When you think about Renaissance Italy, do the names Sofonisba Anguissola, Isabella d’Este, or Lavinia Fontana come to mind? These women, and many others whose names we may never know—artists, writers, patrons, entrepreneurs, healers, nuns, teachers, and more—influenced their time much more than history has generally recognized.
Through more than 100 works from the 14th to the early 17th century, this exhibition explores the lives and experiences of women in Renaissance Italy and offers new perspectives on female creativity, power, and agency. Learn about Sofonisba Anguissola, who served at the court of King Phillip II of Spain and painted more self-portraits than any other artist in Renaissance Italy. One of her self-portraits shows her holding a large shield-like object inscribed with her signature, declaring she painted it. See Renaissance interpretations of historical figures, like a bronze bust of Cleopatra showing the Egyptian queen as pensive and noble rather than seductive and dangerous—a work likely commissioned by Isabella d’Este, one of Renaissance Italy’s most influential patrons of the arts. Get to know the story of Gracia Nasi, a Jewish woman from a powerful family, through the portrait medal cast to celebrate her marriage.
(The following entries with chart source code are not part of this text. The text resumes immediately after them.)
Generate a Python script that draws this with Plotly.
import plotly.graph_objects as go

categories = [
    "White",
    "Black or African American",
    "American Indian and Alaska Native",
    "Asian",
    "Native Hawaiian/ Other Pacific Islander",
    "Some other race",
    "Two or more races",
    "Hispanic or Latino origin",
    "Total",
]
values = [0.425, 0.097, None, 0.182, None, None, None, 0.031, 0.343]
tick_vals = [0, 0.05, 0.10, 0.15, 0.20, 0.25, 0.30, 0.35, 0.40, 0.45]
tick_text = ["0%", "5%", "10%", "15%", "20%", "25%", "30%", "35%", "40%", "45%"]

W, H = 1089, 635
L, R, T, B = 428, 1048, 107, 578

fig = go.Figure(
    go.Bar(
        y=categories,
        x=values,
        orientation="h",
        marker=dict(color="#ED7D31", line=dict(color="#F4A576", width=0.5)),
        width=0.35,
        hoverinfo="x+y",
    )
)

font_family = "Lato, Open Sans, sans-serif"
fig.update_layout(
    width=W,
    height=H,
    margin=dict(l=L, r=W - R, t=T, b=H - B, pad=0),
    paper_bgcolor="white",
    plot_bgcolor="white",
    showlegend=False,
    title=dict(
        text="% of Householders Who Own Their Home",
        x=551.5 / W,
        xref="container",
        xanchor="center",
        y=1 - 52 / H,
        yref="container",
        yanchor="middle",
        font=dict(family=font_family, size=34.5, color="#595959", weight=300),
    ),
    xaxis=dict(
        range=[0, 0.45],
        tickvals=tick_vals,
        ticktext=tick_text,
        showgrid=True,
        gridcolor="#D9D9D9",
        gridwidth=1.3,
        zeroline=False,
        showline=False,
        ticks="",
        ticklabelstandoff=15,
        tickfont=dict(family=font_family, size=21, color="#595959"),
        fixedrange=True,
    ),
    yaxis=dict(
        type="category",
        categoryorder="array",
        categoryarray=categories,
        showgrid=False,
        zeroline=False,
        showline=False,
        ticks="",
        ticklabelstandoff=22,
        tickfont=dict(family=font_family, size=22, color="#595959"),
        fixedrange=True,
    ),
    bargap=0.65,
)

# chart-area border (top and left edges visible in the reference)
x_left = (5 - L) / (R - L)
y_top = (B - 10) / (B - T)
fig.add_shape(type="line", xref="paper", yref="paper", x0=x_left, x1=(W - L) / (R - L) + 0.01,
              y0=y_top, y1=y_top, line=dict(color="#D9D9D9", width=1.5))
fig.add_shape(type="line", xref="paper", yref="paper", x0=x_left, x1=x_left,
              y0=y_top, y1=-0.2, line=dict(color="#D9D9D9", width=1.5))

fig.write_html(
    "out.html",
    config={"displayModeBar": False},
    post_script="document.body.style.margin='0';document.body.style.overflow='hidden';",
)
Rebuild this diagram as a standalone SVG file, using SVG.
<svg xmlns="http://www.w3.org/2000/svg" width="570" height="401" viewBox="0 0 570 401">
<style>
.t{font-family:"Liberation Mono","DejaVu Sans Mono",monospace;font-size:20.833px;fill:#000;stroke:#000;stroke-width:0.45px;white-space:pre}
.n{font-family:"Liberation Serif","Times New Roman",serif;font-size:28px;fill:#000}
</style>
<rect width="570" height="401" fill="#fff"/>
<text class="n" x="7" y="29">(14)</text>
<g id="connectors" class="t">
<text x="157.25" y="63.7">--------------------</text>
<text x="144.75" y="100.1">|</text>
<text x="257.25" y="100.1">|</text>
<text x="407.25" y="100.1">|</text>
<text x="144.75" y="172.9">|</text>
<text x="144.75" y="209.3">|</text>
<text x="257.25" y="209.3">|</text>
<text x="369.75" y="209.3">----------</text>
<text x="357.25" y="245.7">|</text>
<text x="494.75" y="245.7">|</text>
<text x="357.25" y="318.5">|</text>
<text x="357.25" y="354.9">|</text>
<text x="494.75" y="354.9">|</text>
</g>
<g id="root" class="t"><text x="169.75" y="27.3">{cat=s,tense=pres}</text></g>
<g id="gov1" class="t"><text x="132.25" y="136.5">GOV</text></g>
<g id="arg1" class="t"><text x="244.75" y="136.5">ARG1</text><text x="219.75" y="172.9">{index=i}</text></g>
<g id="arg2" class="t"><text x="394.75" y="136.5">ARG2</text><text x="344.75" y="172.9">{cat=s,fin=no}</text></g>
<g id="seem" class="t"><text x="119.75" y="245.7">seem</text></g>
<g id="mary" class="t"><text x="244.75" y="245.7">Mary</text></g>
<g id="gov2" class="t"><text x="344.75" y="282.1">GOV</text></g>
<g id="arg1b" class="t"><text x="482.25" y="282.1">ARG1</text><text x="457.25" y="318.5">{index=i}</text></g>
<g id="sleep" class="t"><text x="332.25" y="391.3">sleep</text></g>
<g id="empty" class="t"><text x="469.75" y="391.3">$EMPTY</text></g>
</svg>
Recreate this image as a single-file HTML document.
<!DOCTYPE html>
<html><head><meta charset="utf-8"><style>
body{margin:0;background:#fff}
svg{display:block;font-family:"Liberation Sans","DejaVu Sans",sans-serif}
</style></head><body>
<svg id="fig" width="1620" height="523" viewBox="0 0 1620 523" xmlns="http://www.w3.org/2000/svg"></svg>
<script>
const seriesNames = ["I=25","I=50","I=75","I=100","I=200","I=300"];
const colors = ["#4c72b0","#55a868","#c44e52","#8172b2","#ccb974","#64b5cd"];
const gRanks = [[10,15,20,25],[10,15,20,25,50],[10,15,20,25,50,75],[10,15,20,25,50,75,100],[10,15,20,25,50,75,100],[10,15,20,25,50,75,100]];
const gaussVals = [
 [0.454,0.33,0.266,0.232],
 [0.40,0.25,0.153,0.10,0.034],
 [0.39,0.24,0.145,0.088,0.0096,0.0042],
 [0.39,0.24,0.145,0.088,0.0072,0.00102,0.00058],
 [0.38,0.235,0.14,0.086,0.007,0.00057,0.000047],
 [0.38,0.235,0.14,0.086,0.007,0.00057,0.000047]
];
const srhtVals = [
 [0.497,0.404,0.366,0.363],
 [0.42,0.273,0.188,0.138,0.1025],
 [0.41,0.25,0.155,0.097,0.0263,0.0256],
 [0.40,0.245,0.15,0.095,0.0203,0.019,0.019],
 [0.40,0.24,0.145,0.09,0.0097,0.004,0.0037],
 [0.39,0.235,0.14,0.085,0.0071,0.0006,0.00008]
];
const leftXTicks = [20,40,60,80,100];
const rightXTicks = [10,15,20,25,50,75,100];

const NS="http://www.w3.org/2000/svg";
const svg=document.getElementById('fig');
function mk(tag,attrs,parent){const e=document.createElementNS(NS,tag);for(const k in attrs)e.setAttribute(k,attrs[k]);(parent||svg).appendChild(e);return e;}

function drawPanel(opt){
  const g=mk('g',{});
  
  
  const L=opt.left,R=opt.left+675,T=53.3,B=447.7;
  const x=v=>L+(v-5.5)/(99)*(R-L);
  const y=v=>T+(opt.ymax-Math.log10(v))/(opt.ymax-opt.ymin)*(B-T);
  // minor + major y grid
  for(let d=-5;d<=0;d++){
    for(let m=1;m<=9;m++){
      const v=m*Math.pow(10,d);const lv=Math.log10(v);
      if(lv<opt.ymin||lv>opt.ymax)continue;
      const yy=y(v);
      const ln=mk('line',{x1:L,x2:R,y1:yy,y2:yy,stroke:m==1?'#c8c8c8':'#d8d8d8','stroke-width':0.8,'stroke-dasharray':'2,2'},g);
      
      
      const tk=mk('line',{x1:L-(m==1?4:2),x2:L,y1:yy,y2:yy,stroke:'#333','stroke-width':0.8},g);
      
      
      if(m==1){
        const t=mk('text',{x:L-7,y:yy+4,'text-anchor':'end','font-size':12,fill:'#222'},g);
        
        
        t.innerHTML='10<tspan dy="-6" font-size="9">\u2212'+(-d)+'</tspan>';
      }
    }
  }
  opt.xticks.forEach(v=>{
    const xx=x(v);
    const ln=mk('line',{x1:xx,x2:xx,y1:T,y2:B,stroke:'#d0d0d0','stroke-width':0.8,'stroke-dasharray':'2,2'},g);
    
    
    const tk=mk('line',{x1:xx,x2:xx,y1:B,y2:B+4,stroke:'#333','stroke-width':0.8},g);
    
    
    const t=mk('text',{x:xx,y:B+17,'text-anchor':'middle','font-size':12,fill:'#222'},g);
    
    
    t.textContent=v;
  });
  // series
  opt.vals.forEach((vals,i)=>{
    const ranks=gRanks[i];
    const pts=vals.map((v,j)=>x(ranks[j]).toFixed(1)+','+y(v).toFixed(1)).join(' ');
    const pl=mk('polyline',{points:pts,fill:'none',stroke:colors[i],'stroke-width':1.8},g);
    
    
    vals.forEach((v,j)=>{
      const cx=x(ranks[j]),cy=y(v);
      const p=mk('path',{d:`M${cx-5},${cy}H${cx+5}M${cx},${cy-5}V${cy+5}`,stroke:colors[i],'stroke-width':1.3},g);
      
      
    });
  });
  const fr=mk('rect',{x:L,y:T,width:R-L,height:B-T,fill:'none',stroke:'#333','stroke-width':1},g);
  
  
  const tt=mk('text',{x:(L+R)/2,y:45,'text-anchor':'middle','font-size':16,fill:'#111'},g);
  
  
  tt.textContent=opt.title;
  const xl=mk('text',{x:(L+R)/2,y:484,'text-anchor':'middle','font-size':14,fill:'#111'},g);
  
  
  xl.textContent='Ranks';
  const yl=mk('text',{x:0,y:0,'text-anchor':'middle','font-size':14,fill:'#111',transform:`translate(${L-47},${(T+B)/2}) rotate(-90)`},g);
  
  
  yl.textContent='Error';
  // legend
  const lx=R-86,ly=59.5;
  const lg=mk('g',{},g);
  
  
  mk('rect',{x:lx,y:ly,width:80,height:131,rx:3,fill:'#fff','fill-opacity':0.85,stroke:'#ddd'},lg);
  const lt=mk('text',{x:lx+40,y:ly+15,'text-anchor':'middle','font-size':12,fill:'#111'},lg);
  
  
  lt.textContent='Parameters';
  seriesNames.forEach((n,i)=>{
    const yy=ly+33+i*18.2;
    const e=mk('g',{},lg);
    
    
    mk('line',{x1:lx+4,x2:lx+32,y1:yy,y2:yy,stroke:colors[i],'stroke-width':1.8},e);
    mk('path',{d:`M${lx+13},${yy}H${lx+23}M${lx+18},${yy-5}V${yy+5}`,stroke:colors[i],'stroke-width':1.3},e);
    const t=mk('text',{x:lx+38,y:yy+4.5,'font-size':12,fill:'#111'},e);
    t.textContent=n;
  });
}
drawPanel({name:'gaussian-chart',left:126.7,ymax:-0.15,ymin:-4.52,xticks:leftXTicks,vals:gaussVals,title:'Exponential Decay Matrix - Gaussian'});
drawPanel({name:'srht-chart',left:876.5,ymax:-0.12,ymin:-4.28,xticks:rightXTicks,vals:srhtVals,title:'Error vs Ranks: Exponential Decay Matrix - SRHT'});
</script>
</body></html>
Women in Renaissance Italy faced challenges and barriers to equity, education, and influence. But they often found ways to work around or overcome the institutional structures of their time. The mix of sculpture, paintings, ceramics, textiles, fashion accessories, illustrated books, and prints in this exhibition reveals the material lives of Renaissance women and tells empowering and inspiring stories that have long gone untold.